Provided material =
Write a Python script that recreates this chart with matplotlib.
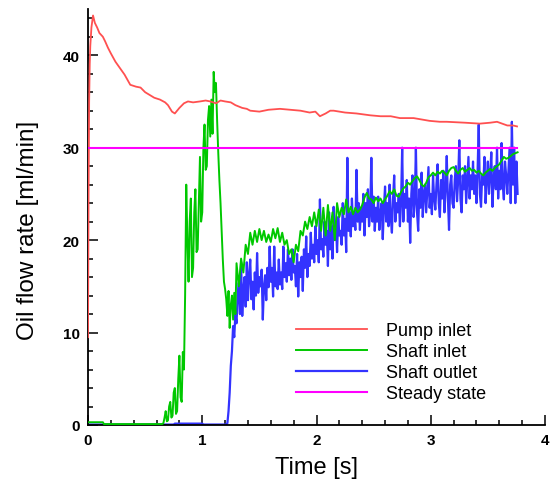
import numpy as np
import matplotlib
matplotlib.use("Agg")
import matplotlib.pyplot as plt
from matplotlib.ticker import MultipleLocator

# ---------------- data ----------------
red_t = [0.0, 0.005, 0.01, 0.015, 0.02, 0.03, 0.044, 0.06, 0.08, 0.1, 0.13, 0.15,
         0.175, 0.2, 0.24, 0.28, 0.32, 0.37, 0.42, 0.46, 0.5, 0.54, 0.58, 0.63,
         0.675, 0.7, 0.735, 0.76, 0.8, 0.84, 0.875, 0.92, 0.98, 1.03, 1.07, 1.12,
         1.16, 1.2, 1.25, 1.29, 1.35, 1.39, 1.42, 1.5, 1.58, 1.68, 1.77, 1.86,
         1.94, 1.99, 2.03, 2.08, 2.12, 2.15, 2.25, 2.35, 2.47, 2.56, 2.65, 2.73,
         2.85, 2.99, 3.08, 3.14, 3.3, 3.43, 3.52, 3.58, 3.67, 3.72, 3.755]
red_v = [9.5, 25.0, 35.0, 39.0, 41.0, 43.0, 44.3, 43.5, 43.0, 42.4, 42.0, 41.5,
         40.8, 40.2, 39.3, 38.6, 37.9, 36.8, 36.6, 36.5, 36.0, 35.7, 35.4, 35.2,
         34.9, 34.6, 33.9, 33.7, 34.3, 34.8, 35.0, 34.9, 35.0, 35.1, 35.0, 34.8,
         35.1, 35.0, 34.9, 34.6, 34.3, 34.2, 34.0, 33.9, 34.1, 34.2, 34.1, 34.0,
         33.8, 33.9, 33.4, 33.7, 34.0, 34.0, 33.8, 33.7, 33.5, 33.4, 33.4, 33.2,
         33.2, 32.9, 32.8, 32.8, 32.7, 32.6, 32.7, 32.8, 32.4, 32.4, 32.3]

# Shaft inlet: flat start, then 0.01 s samples (0.66-1.30), then 0.02 s samples (1.32-3.76)
green_t_head = [0.0, 0.13, 0.14, 0.65]
green_v_head = [0.3, 0.3, 0.1, 0.1]
green_v_fast = [
    0.2, 0.8, 1.5, 0.4, 0.5, 2.0, 2.5, 0.8, 1.0, 3.5,            # 0.66 - 0.75
    4.0, 1.2, 1.5, 5.0, 7.5, 3.0, 2.5, 7.9, 6.0, 14.0,           # 0.76 - 0.85
    26.0, 20.0, 15.5, 22.0, 24.5, 16.0, 17.0, 23.0, 25.5, 18.7,  # 0.86 - 0.95
    19.0, 24.0, 29.0, 22.0, 23.0, 30.0, 32.5, 27.6, 28.0, 33.0,  # 0.96 - 1.05
    34.5, 31.2, 35.2, 31.5, 38.2, 36.0, 37.0, 33.0, 29.5, 26.5,  # 1.06 - 1.15
    24.0, 21.0, 17.9, 15.5, 14.7, 13.6, 11.8, 14.5, 10.5, 13.0,  # 1.16 - 1.25
    14.0, 11.4, 14.3, 12.0, 17.5]                                 # 1.26 - 1.30
green_v_slow = [
    15.0, 18.0, 16.5, 19.5, 18.5, 20.8, 19.5,                    # 1.32 - 1.44
    21.0, 19.8, 21.2, 20.0, 21.0, 19.8, 20.6, 19.8, 21.2, 20.2,  # 1.46 - 1.64
    21.3, 19.8, 20.8, 19.5, 20.0, 18.5, 19.0, 17.6, 19.5, 18.8,  # 1.66 - 1.84
    21.0, 20.5, 22.0, 21.2, 22.5, 21.5, 23.0, 21.5, 23.3, 21.0,  # 1.86 - 2.04
    23.5, 20.5, 23.8, 21.0, 23.0, 20.0, 24.0, 22.5, 23.5, 22.8,  # 2.06 - 2.24
    24.4, 23.0, 23.6, 22.8, 23.5, 23.0, 23.3, 23.8, 24.6, 25.1,  # 2.26 - 2.44
    24.5, 24.4, 24.0, 24.6, 24.2, 24.5, 24.0, 24.4, 24.8, 25.3,  # 2.46 - 2.64
    25.0, 25.5, 24.8, 24.7, 25.2, 25.6, 25.8, 26.2, 26.0, 26.4,  # 2.66 - 2.84
    26.7, 26.9, 26.5, 26.0, 25.8, 26.2, 26.8, 27.0, 27.3, 27.0,  # 2.86 - 3.04
    27.4, 27.2, 27.5, 27.3, 27.0, 27.5, 27.8, 27.9, 27.5, 27.2,  # 3.06 - 3.24
    27.6, 27.8, 27.4, 27.6, 27.8, 27.5, 27.6, 27.3, 27.5, 27.2,  # 3.26 - 3.44
    27.0, 27.3, 27.5, 27.7, 27.5, 27.8, 28.0, 28.2, 28.6, 29.0,  # 3.46 - 3.64
    28.8, 28.9, 29.1, 29.3, 29.4, 29.5]                           # 3.66 - 3.76

# Shaft outlet: flat start, then 0.01 s samples from 1.22 s
blue_t_head = [0.0, 0.75, 0.76, 1.0, 1.01, 1.21]
blue_v_head = [0.05, 0.05, 0.15, 0.15, 0.05, 0.05]
blue_v = [
    0.2, 1.5, 3.5, 6.4, 8.0, 10.7, 9.5, 12.0, 11.0, 14.0,        # 1.22 - 1.31
    15.4, 12.0, 17.6, 11.8, 14.7, 16.0, 12.8, 17.6, 13.5, 16.2,  # 1.32 - 1.41
    17.9, 13.6, 15.5, 12.5, 16.5, 14.0, 18.6, 14.3, 16.0, 15.0,  # 1.42 - 1.51
    16.8, 11.4, 15.0, 16.2, 13.5, 17.0, 14.9, 19.3, 15.5, 17.0,  # 1.52 - 1.61
    13.9, 19.3, 15.0, 16.5, 14.7, 17.9, 15.2, 16.5, 14.7, 19.3,  # 1.62 - 1.71
    16.0, 17.5, 15.5, 19.0, 16.2, 18.0, 15.7, 19.0, 16.5, 17.2,  # 1.72 - 1.81
    15.0, 18.5, 13.9, 17.6, 16.0, 18.2, 14.5, 19.0, 17.0, 20.4,  # 1.82 - 1.91
    16.0, 18.5, 17.2, 20.8, 18.0, 19.5, 17.6, 21.5, 18.5, 20.0,  # 1.92 - 2.01
    17.6, 24.4, 19.0, 20.1, 18.2, 22.0, 19.5, 21.0, 17.2, 23.0,  # 2.02 - 2.11
    19.0, 21.5, 18.0, 23.6, 20.0, 22.0, 18.7, 22.5, 20.5, 21.0,  # 2.12 - 2.21
    19.5, 24.0, 20.5, 22.3, 18.7, 28.9, 21.0, 23.0, 20.4, 24.5,  # 2.22 - 2.31
    21.5, 23.0, 21.1, 27.6, 22.0, 24.0, 21.1, 23.5, 22.0, 25.0,  # 2.32 - 2.41
    20.5, 24.0, 22.5, 25.5, 21.5, 23.0, 28.9, 22.0, 24.7, 21.0,  # 2.42 - 2.51
    23.5, 22.0, 24.7, 21.1, 23.0, 24.0, 20.1, 23.5, 25.8, 22.0,  # 2.52 - 2.61
    24.0, 21.5, 26.0, 22.5, 20.8, 24.5, 27.0, 22.0, 24.0, 23.0,  # 2.62 - 2.71
    25.0, 21.5, 24.0, 30.0, 22.0, 25.0, 23.5, 26.5, 22.0, 24.5,  # 2.72 - 2.81
    19.7, 25.0, 27.0, 22.5, 24.0, 30.0, 23.0, 21.0, 25.5, 23.5,  # 2.82 - 2.91
    27.3, 22.5, 25.0, 26.0, 23.0, 25.5, 27.9, 23.5, 25.0, 22.8,  # 2.92 - 3.01
    27.0, 24.5, 23.3, 26.0, 28.2, 24.0, 22.5, 26.5, 24.5, 27.5,  # 3.02 - 3.11
    23.0, 25.5, 29.1, 24.5, 21.1, 26.0, 27.0, 24.0, 23.5, 26.5,  # 3.12 - 3.21
    28.0, 24.2, 26.5, 30.8, 24.5, 23.0, 27.0, 25.5, 28.0, 24.0,  # 3.22 - 3.31
    26.5, 29.0, 24.5, 27.0, 25.5, 28.5, 25.0, 27.0, 24.0, 27.5,  # 3.32 - 3.41
    32.5, 25.0, 23.6, 27.0, 26.0, 29.0, 24.0, 26.5, 28.5, 25.0,  # 3.42 - 3.51
    27.0, 29.5, 23.6, 26.5, 28.0, 25.5, 30.0, 24.5, 27.5, 25.5,  # 3.52 - 3.61
    30.5, 26.0, 24.4, 28.5, 27.0, 25.0, 27.5, 30.0, 24.0, 32.8,  # 3.62 - 3.71
    26.0, 30.0, 24.0, 28.5, 25.0]                                 # 3.72 - 3.76

steady_t = [0.0, 3.755]
steady_v = [30.0, 30.0]

labels = ["Pump inlet", "Shaft inlet", "Shaft outlet", "Steady state"]
colors = ["#FF5050", "#00C800", "#3333FF", "#FF00FF"]

green_t = (green_t_head
           + list(np.round(0.66 + 0.01 * np.arange(len(green_v_fast)), 3))
           + list(np.round(1.32 + 0.02 * np.arange(len(green_v_slow)), 3)))
green_all = green_v_head + green_v_fast + green_v_slow
blue_t = blue_t_head + list(np.round(1.22 + 0.01 * np.arange(len(blue_v)), 3))
blue_all = blue_v_head + blue_v

# ---------------- figure ----------------
plt.rcParams['font.family'] = ['Liberation Sans', 'DejaVu Sans']
fig = plt.figure(figsize=(5.55, 4.81), dpi=100)
ax = fig.add_axes([88 / 555, 55 / 481, 457 / 555, 416 / 481])

ax.plot(red_t, red_v, color=colors[0], lw=1.3, label=labels[0], zorder=4)
ax.plot(green_t, green_all, color=colors[1], lw=1.4, label=labels[1], zorder=3)
ax.plot(blue_t, blue_all, color=colors[2], lw=1.6, label=labels[2], zorder=2)
ax.plot(steady_t, steady_v, color=colors[3], lw=1.5, label=labels[3], zorder=5)

ax.set_xlim(0, 4)
ax.set_ylim(0, 45)
ax.spines['top'].set_visible(False)
ax.spines['right'].set_visible(False)
for s in ('left', 'bottom'):
    ax.spines[s].set_linewidth(1.3)

ax.xaxis.set_major_locator(MultipleLocator(1))
ax.xaxis.set_minor_locator(MultipleLocator(0.2))
ax.yaxis.set_major_locator(MultipleLocator(10))
ax.yaxis.set_minor_locator(MultipleLocator(2))
ax.tick_params(which='both', direction='in', width=1.1)
ax.tick_params(which='major', length=7, labelsize=11, pad=6)
ax.tick_params(which='minor', length=3.5)
for lab in ax.get_xticklabels() + ax.get_yticklabels():
    lab.set_fontweight('bold')

ax.set_xlabel("Time [s]", fontsize=17)
ax.set_ylabel("Oil flow rate [ml/min]", fontsize=17.5)
ax.xaxis.set_label_coords(0.5, -0.075)
ax.yaxis.set_label_coords(-0.107, 0.47)

ax.legend(loc='upper left', bbox_to_anchor=(0.455, 0.247), frameon=False,
          fontsize=13, handlelength=3.95, handletextpad=1.05,
          labelspacing=0.22, borderpad=0, borderaxespad=0)

fig.savefig("out.png", dpi=100)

What this task involves =
From the first line of the material down to the line containing "32.4, 32.4, 32.3]", inclusive, return each line exactly, skipping any picture.

Full output =
Write a Python script that recreates this chart with matplotlib.
import numpy as np
import matplotlib
matplotlib.use("Agg")
import matplotlib.pyplot as plt
from matplotlib.ticker import MultipleLocator

# ---------------- data ----------------
red_t = [0.0, 0.005, 0.01, 0.015, 0.02, 0.03, 0.044, 0.06, 0.08, 0.1, 0.13, 0.15,
         0.175, 0.2, 0.24, 0.28, 0.32, 0.37, 0.42, 0.46, 0.5, 0.54, 0.58, 0.63,
         0.675, 0.7, 0.735, 0.76, 0.8, 0.84, 0.875, 0.92, 0.98, 1.03, 1.07, 1.12,
         1.16, 1.2, 1.25, 1.29, 1.35, 1.39, 1.42, 1.5, 1.58, 1.68, 1.77, 1.86,
         1.94, 1.99, 2.03, 2.08, 2.12, 2.15, 2.25, 2.35, 2.47, 2.56, 2.65, 2.73,
         2.85, 2.99, 3.08, 3.14, 3.3, 3.43, 3.52, 3.58, 3.67, 3.72, 3.755]
red_v = [9.5, 25.0, 35.0, 39.0, 41.0, 43.0, 44.3, 43.5, 43.0, 42.4, 42.0, 41.5,
         40.8, 40.2, 39.3, 38.6, 37.9, 36.8, 36.6, 36.5, 36.0, 35.7, 35.4, 35.2,
         34.9, 34.6, 33.9, 33.7, 34.3, 34.8, 35.0, 34.9, 35.0, 35.1, 35.0, 34.8,
         35.1, 35.0, 34.9, 34.6, 34.3, 34.2, 34.0, 33.9, 34.1, 34.2, 34.1, 34.0,
         33.8, 33.9, 33.4, 33.7, 34.0, 34.0, 33.8, 33.7, 33.5, 33.4, 33.4, 33.2,
         33.2, 32.9, 32.8, 32.8, 32.7, 32.6, 32.7, 32.8, 32.4, 32.4, 32.3]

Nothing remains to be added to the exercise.